«Все в Риме крайне испорчено и извращено и, как говорится, нет там ничего здорового. Это является тем более погибельным, что выдумали сделать из этого города главу церкви. И там воздвигли бесстыжий идол в лице папы, ему предоставили все, даже право делать постановления, противоречащие учению Христа (до нашего времени папы издали много подобных постановлений) и удаляться, насколько захочет, от евангелия. Он может сделать, кого захочет, вечно блаженным, какую бы дурную жизнь ни вел тот, и осудить души людей, ведущих самую невинную жизнь».
Для Парацельса «папа и его Римское государство — новый Люцифер на земле». С негодованием говорил он, что «церковь обращает собираемые ею даяния на роскошь и пышность, а бедные не получают этих даяний, которыми церковь должна была бы их поить и кормить».
Он обличал духовенство, особенно высшее: кардиналов, епископов, аббатов, «которые являются князьями и господами. Такими стали они во имя дьявола, а не во имя бога; их долг — быть подобно апостолам: не иметь даже палки и мешка».
Монахов и монахинь звал он не иначе, как «пожирателями милостыни».
Его слова: «Если мы ищем господа, то вон из нее, так как в римской церкви мы его не найдем».
Сначала отношение его к Лютеру было безразличным: «Я предоставляю Лютеру самому отвечать за свое дело и рядом буду делать свое». Ему даже казалось, что он и Лютер имеют общих врагов. «Кто враг Лютеру? Эта шайка мне так же ненавистна».
Цвингли в письме 1531 года Парацельс называл «нашим патроном мейстером Ульрихом Цвингли», очевидно, питая к нему и его учению некоторые симпатии.
Но потом он разочаровался и в реформаторах.

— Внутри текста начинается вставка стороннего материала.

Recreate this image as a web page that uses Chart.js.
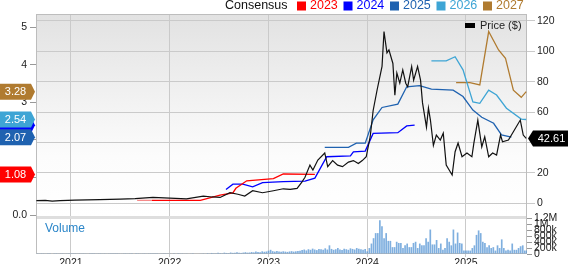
<!DOCTYPE html>
<html>
<head>
<meta charset="utf-8">
<script src="https://cdn.jsdelivr.net/npm/chart.js@4.4.0/dist/chart.umd.min.js"></script>
<style>
	html, body { margin: 0; padding: 0; background: #fff; }
	canvas { display: block; }
</style>
</head>
<body>
<canvas id="chartConsensus" width="568" height="264"></canvas>
<script>
const X_MIN = 2020.646;
const X_MAX = 2025.618;
const YEAR_TICKS = [2021, 2022, 2023, 2024, 2025];
const PRICE_TICKS = [0, 20, 40, 60, 80, 100, 120];
const EPS_TICKS = [0, 1, 2, 3, 4, 5];
const VOL_TICKS = [0, 200, 400, 600, 800, 1000, 1200];

// price, $ (right axis)
const PRICE_DATES = [2020.65, 2020.74, 2020.81, 2020.89, 2021.04, 2021.29, 2021.50, 2021.65, 2021.83, 2022.00,
	2022.17, 2022.34, 2022.43, 2022.51, 2022.61, 2022.69, 2022.76, 2022.84, 2022.94, 2023.05,
	2023.15, 2023.22, 2023.29, 2023.34, 2023.37, 2023.42, 2023.45, 2023.50, 2023.57, 2023.60,
	2023.65, 2023.70, 2023.75, 2023.81, 2023.86, 2023.91, 2023.95, 2023.99, 2024.03, 2024.06,
	2024.10, 2024.15, 2024.17, 2024.20, 2024.22, 2024.26, 2024.28, 2024.30, 2024.33, 2024.36,
	2024.39, 2024.41, 2024.45, 2024.47, 2024.51, 2024.54, 2024.56, 2024.60, 2024.62, 2024.64,
	2024.67, 2024.70, 2024.74, 2024.77, 2024.80, 2024.86, 2024.89, 2024.92, 2024.96, 2025.01,
	2025.06, 2025.08, 2025.12, 2025.16, 2025.19, 2025.23, 2025.27, 2025.31, 2025.35, 2025.37,
	2025.43, 2025.48, 2025.55, 2025.58, 2025.61];
const PRICE_VALUES = [1.6, 1.7, 1.2, 1.6, 1.9, 2.3, 2.6, 2.9, 3.7, 3.2,
	2.8, 4.6, 4.0, 3.7, 6.8, 5.8, 4.6, 8.1, 6.8, 8.1,
	9.4, 9.0, 9.7, 14, 17, 25, 21.8, 28.3, 33, 24,
	28, 25, 24, 27, 28, 26, 28, 30.5, 43.7, 61,
	74.5, 90, 113, 99, 101, 92, 71, 85.7, 79, 87.7,
	79, 76.7, 90, 81, 90, 81, 66, 50, 62.6, 54.7,
	38, 44.8, 41.5, 46, 25, 18.5, 33.8, 39.5, 30.5, 33,
	30.5, 39.5, 54.7, 37, 43.7, 30.5, 33, 31.6, 44.8, 40.4,
	41.5, 47, 54.7, 44.8, 42.61];

// consensus EPS estimates (left axis)
const EST_2023_DATES = [2021.67, 2021.82, 2022.31, 2022.51, 2022.64, 2022.67, 2022.78, 2023.05, 2023.15, 2023.47];
const EST_2023_VALUES = [0.39, 0.39, 0.39, 0.53, 0.59, 0.71, 0.91, 0.97, 1.09, 1.08];
const EST_2024_DATES = [2022.57, 2022.64, 2022.74, 2022.84, 2022.94, 2023.15, 2023.37, 2023.47, 2023.59, 2023.83, 2023.86, 2023.98, 2024.06, 2024.31, 2024.40, 2024.48];
const EST_2024_VALUES = [0.68, 0.82, 0.82, 0.75, 0.86, 0.89, 0.90, 0.98, 1.55, 1.57, 1.68, 1.70, 2.17, 2.19, 2.37, 2.39];
const EST_2025_DATES = [2023.57, 2023.81, 2023.89, 2023.98, 2024.06, 2024.15, 2024.31, 2024.40, 2024.53, 2024.65, 2024.87, 2024.97, 2025.07, 2025.16, 2025.28, 2025.36, 2025.46];
const EST_2025_VALUES = [1.80, 1.80, 1.91, 1.91, 2.53, 2.86, 2.95, 3.41, 3.44, 3.35, 3.32, 3.15, 2.79, 2.60, 2.44, 2.13, 2.07];
const EST_2026_DATES = [2024.65, 2024.80, 2024.89, 2024.97, 2025.07, 2025.14, 2025.23, 2025.31, 2025.41, 2025.56, 2025.61];
const EST_2026_VALUES = [4.10, 4.10, 4.21, 3.86, 3.01, 2.97, 3.32, 3.19, 2.84, 2.55, 2.54];
const EST_2027_DATES = [2024.90, 2025.04, 2025.14, 2025.23, 2025.33, 2025.40, 2025.48, 2025.56, 2025.61];
const EST_2027_VALUES = [3.52, 3.52, 3.46, 4.88, 4.39, 4.17, 3.32, 3.13, 3.28];

// volume in thousands, one bar per period starting at VOL_START
const VOL_START = 2020.66;
const VOL_STEP = 1 / 47;
const VOLUME = [
	10, 12, 8, 10, 14, 9, 11, 13, 10, 8, 12, 10, 9, 14, 11, 10, 12, 8, 9, 13,
	10, 11, 9, 12, 15, 10, 8, 11, 13, 10, 9, 12, 10, 14, 11, 9, 10, 12, 8, 11,
	13, 10, 9, 12, 10, 11, 14, 9, 10, 12, 11, 9, 13, 10, 12, 8, 10, 11, 14, 12,
	10, 9, 12, 11, 13, 10, 15, 12, 11, 10, 14, 12, 16, 13, 11, 15, 14, 18,
	20, 25, 18, 30, 22, 35, 28, 24, 40, 30, 26, 45, 35, 30, 50, 38, 42, 55, 40, 36, 48, 60, 45,
	50, 65, 55, 80, 70, 60, 90, 75, 85, 110, 140, 95, 80, 100, 85, 75, 90, 80, 70, 85, 95, 80, 90, 100, 110,
	130, 150, 120, 160, 140, 180, 150, 130, 170, 160, 140, 190, 150, 290, 170, 140, 160, 200, 150, 130,
	180, 160, 140, 190, 170, 150, 200, 180, 160, 140, 170, 90, 200,
	350, 530, 700, 700, 1130, 930, 530, 700, 440, 440, 230, 230, 410, 370, 370, 200, 290, 350, 230, 230,
	370, 410, 200, 350, 290, 290, 530, 410, 820, 320, 320, 470, 200, 350, 140, 200, 530, 410, 290, 820,
	350, 720, 370, 350, 115, 115, 115, 115, 200, 290, 640, 790, 700, 410, 370, 230, 290, 200, 230, 115,
	290, 200, 490, 200, 115, 140, 115, 350, 140, 140, 200, 260, 290, 115, 115,
];

const LAST_PRICE = 42.61;
const FONT = 'Liberation Sans, Arial, sans-serif';
const TEXT_COLOR = '#222';
const GRID_COLOR = '#cacaca';

const SERIES = [
	{ label: '2023', color: '#ff0000', dates: EST_2023_DATES, values: EST_2023_VALUES, badgeText: true },
	{ label: '2024', color: '#0000ff', dates: EST_2024_DATES, values: EST_2024_VALUES, badgeText: false },
	{ label: '2025', color: '#1f62b0', dates: EST_2025_DATES, values: EST_2025_VALUES, badgeText: true },
	{ label: '2026', color: '#3ea5d5', dates: EST_2026_DATES, values: EST_2026_VALUES, badgeText: true },
	{ label: '2027', color: '#b07b30', dates: EST_2027_DATES, values: EST_2027_VALUES, badgeText: true },
];

function toPoints(dates, values) {
	return dates.map((d, i) => ({ x: d, y: values[i] }));
}

function fixedTicks(list) {
	return scale => {
		scale.ticks = list.map(v => ({ value: v }));
	};
}

function drawBadge(ctx, xBody, xTip, w, y, color, text, pointLeft) {
	const h = 16;
	ctx.fillStyle = color;
	ctx.beginPath();
	if (pointLeft) {
		ctx.moveTo(xTip, y);
		ctx.lineTo(xBody, y - h / 2);
		ctx.lineTo(xBody + w, y - h / 2);
		ctx.lineTo(xBody + w, y + h / 2);
		ctx.lineTo(xBody, y + h / 2);
	} else {
		ctx.moveTo(xBody, y - h / 2);
		ctx.lineTo(xBody + w, y - h / 2);
		ctx.lineTo(xTip, y);
		ctx.lineTo(xBody + w, y + h / 2);
		ctx.lineTo(xBody, y + h / 2);
	}
	ctx.closePath();
	ctx.fill();
	if (!text) return;
	ctx.fillStyle = '#fff';
	ctx.font = '11px ' + FONT;
	ctx.textAlign = 'center';
	ctx.textBaseline = 'middle';
	ctx.fillText(text, xBody + w / 2 + (pointLeft ? 1 : 0), y + 0.5);
}

const panelsPlugin = {
	id: 'panels',
	beforeDraw(chart) {
		const { ctx, chartArea: a, scales } = chart;
		const bottom = scales.yP.bottom;
		const g = ctx.createLinearGradient(0, a.top, 0, bottom);
		g.addColorStop(0, '#e2e2e2');
		g.addColorStop(0.7, '#fcfcfc');
		g.addColorStop(1, '#ffffff');
		ctx.save();
		ctx.fillStyle = g;
		ctx.fillRect(a.left, a.top, a.right - a.left, bottom - a.top);
		ctx.restore();
	},
	beforeDatasetsDraw(chart) {
		const { ctx, chartArea: a, scales } = chart;
		ctx.save();
		ctx.fillStyle = '#dedede';
		ctx.fillRect(a.left, scales.yP.bottom - 1, a.right - a.left, 3);
		ctx.strokeStyle = '#bdbdbd';
		ctx.lineWidth = 1;
		ctx.strokeRect(a.left + 0.5, a.top + 0.5, a.right - a.left - 1, a.bottom - a.top - 1);
		ctx.restore();
	},
	afterDraw(chart) {
		const { ctx, scales } = chart;
		ctx.save();

		// consensus legend
		ctx.font = '12.5px ' + FONT;
		ctx.textBaseline = 'middle';
		ctx.textAlign = 'left';
		ctx.fillStyle = '#111';
		ctx.fillText('Consensus', 225, 6);
		SERIES.forEach((s, i) => {
			const x = 297 + i * 46.5;
			ctx.fillStyle = s.color;
			ctx.fillRect(x, 1.5, 9, 9);
			ctx.fillText(s.label, x + 13, 6);
		});

		// price legend
		ctx.fillStyle = '#000';
		ctx.fillRect(465, 23, 10, 5);
		ctx.fillStyle = TEXT_COLOR;
		ctx.font = '11px ' + FONT;
		ctx.fillText('Price ($)', 480, 26);

		// volume label
		ctx.fillStyle = '#2b86c9';
		ctx.font = '12px ' + FONT;
		ctx.fillText('Volume', 45, 229);

		// last-value badges on the left axis
		const order = [1, 0, 2, 3, 4];
		order.forEach(i => {
			const s = SERIES[i];
			const v = s.values[s.values.length - 1];
			drawBadge(ctx, 0, 35, 31, scales.yE.getPixelForValue(v), s.color, s.badgeText ? v.toFixed(2) : '', false);
		});

		// last price badge on the right axis
		drawBadge(ctx, 533, 528, 35, scales.yP.getPixelForValue(LAST_PRICE), '#000', LAST_PRICE.toFixed(2), true);
		ctx.restore();
	},
};

const tickFont = { family: FONT, size: 10.5 };

const estimateDatasets = SERIES.map(s => ({
	type: 'line',
	label: s.label,
	data: toPoints(s.dates, s.values),
	yAxisID: 'yE',
	borderColor: s.color,
	borderWidth: 1.3,
	pointRadius: 0,
	tension: 0,
	order: 1,
	segment: s.label === '2023' ? {
		borderColor: c => (c.p1.parsed.x <= 2021.83 ? '#f58a8a' : s.color),
	} : undefined,
}));

const ctx = document.getElementById('chartConsensus').getContext('2d');
new Chart(ctx, {
	type: 'bar',
	data: {
		datasets: [
			{
				type: 'line',
				label: 'Price ($)',
				data: toPoints(PRICE_DATES, PRICE_VALUES),
				yAxisID: 'yP',
				borderColor: '#111',
				borderWidth: 1.2,
				pointRadius: 0,
				tension: 0,
				order: 0,
			},
			...estimateDatasets,
			{
				type: 'bar',
				label: 'Volume',
				data: VOLUME.map((v, i) => ({ x: VOL_START + i * VOL_STEP, y: v })),
				yAxisID: 'yV',
				backgroundColor: 'rgba(84, 148, 212, 0.75)',
				barPercentage: 1,
				categoryPercentage: 0.8,
				order: 2,
			},
		],
	},
	options: {
		responsive: false,
		animation: false,
		events: [],
		layout: { padding: { top: 14, left: 0, right: 0, bottom: 0 } },
		plugins: {
			legend: { display: false },
			tooltip: { enabled: false },
			title: { display: false },
		},
		scales: {
			x: {
				type: 'linear',
				min: X_MIN,
				max: X_MAX,
				offset: false,
				afterBuildTicks: fixedTicks(YEAR_TICKS),
				afterFit: s => { s.height = 10; },
				grid: { color: GRID_COLOR, tickLength: 3, offset: false },
				border: { display: false },
				ticks: { padding: 0, maxRotation: 0, font: tickFont, color: TEXT_COLOR, callback: v => String(v) },
			},
			yE: {
				type: 'linear',
				position: 'left',
				min: -1.037,
				max: 5.346,
				afterBuildTicks: fixedTicks(EPS_TICKS),
				afterFit: s => { s.width = 36; },
				grid: { drawOnChartArea: false, tickLength: 6, color: '#999' },
				border: { display: false },
				ticks: { padding: 3, font: tickFont, color: TEXT_COLOR, callback: v => (v === 0 ? '0.0' : String(v)) },
			},
			yP: {
				type: 'linear',
				position: 'right',
				stack: 'panels',
				stackWeight: 203,
				min: -9.2,
				max: 124.6,
				afterBuildTicks: fixedTicks(PRICE_TICKS),
				afterFit: s => { s.width = 41; },
				grid: { color: GRID_COLOR, tickLength: 8 },
				border: { display: false },
				ticks: { padding: 2, font: tickFont, color: TEXT_COLOR },
			},
			yV: {
				type: 'linear',
				position: 'right',
				stack: 'panels',
				stackWeight: 37,
				min: 0,
				max: 1240,
				afterBuildTicks: fixedTicks(VOL_TICKS),
				afterFit: s => { s.width = 41; },
				grid: { drawOnChartArea: false, tickLength: 5, color: '#999' },
				border: { display: false },
				ticks: {
					autoSkip: false,
					padding: 2,
					font: tickFont,
					color: TEXT_COLOR,
					callback: v => (v === 0 ? '0' : v >= 1000 ? (v / 1000) + 'M' : v + 'k'),
				},
			},
		},
	},
	plugins: [panelsPlugin],
});
</script>
</body>
</html>
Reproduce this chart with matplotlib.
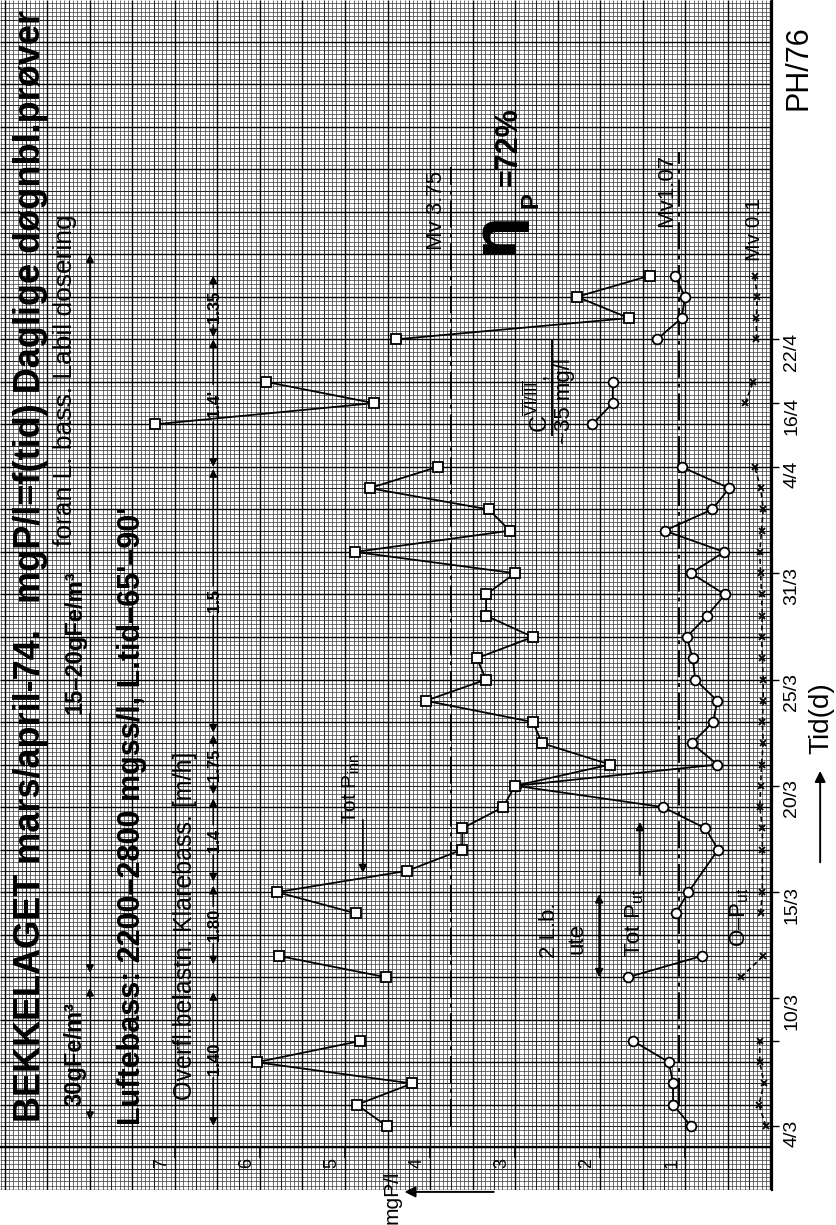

Римская курия, лютеране, цвинглианцы и анабаптисты — все они были для него «четырьмя парами штанов одного сукна».
Когда его назвали Лютером среди врачей, он ответил: «Я — Теофраст, и больше чем те, кого вы со мной сравниваете». Им были написаны следующие дерзкие слова: «Я должен быть только Лютером? Я задам работу ему и вам, так как он недостоин развязать ремни на моих башмаках».
Парацельс — человек независимого характера, с молодых лет привыкший к самостоятельным суждениям и органически враждебный всяческим авторитетам, решил выступить с изложением своих собственных мыслей по религиозным и социальным вопросам.
Он не был в силах порвать с религиозной идеологией и стать атеистом и материалистом. Но вместе с тем в его философских и социально-религиозных писаниях ясно обозначается господствующее стремление к изучению природы, общества и человека. Теология не была для него самоцелью, он обращался к религиозному учению лишь затем, чтобы в нем найти ключ к разрешению социальных вопросов. Если он утверждал, что только библия является для него божественным словом, и требовал свободного ее толкования, то в первую очередь лишь потому, что видел возможность подкрепить авторитетом священного писания свои требования улучшения общественного устройства.
Католическая религия являлась идеологией феодального строя. Умеренные реформаторы, в первую очередь Лютер и его сторонники, представляли интересы князей и верхушки буржуазии. Крайнее реформационное течение анабаптистов (перекрещенцев) опиралось на мелкую буржуазию, крестьянство и на тогдашний пролетариат. И хотя Парацельс отмежевался и от этого течения, все же религиозные и социальные взгляды его были наиболее близки именно к анабаптистским.
Условия общественного существования Парацельса наиболее тесно связывали его с мелкой городской буржуазией (не даром сам он входил в страсбургский цех «Фонаря»). Но одновременно он не был чужд и народным низам, ибо в детстве своем и в эпоху странствований он близко сталкивался с крестьянством и пролетарскими элементами (главным образом горнорабочими) и наблюдал их тяжелую и безрадостную жизнь.
Решающее значение для утверждения его собственных взглядов на государство и общество сыграли годы пребывания в Базеле, где он был лично связан с целым рядом членов свободомыслящего кружка ученых и художников, группировавшихся вокруг Эразма. В этом кружке обсуждались разнообразнейшие новые идеи и социальные проблемы. «Утопия» Томаса Мора, дважды изданная в Базеле (в 1518 году Фробеном и в 1524 году Клавдием Канциункулем), привлекла к себе внимание базельских гуманистов. «Золотая книжечка о наилучшем устройстве государства и о новом острове Утопии» давала глубокую критику существовавшего строя, вскрывала раны общества, покоящегося на частной собственности, и рисовала утопическую картину будущего идеального строя, она будила мысль людей, недовольных существовавшим порядком, и направляла ее в русло коммунистических идей.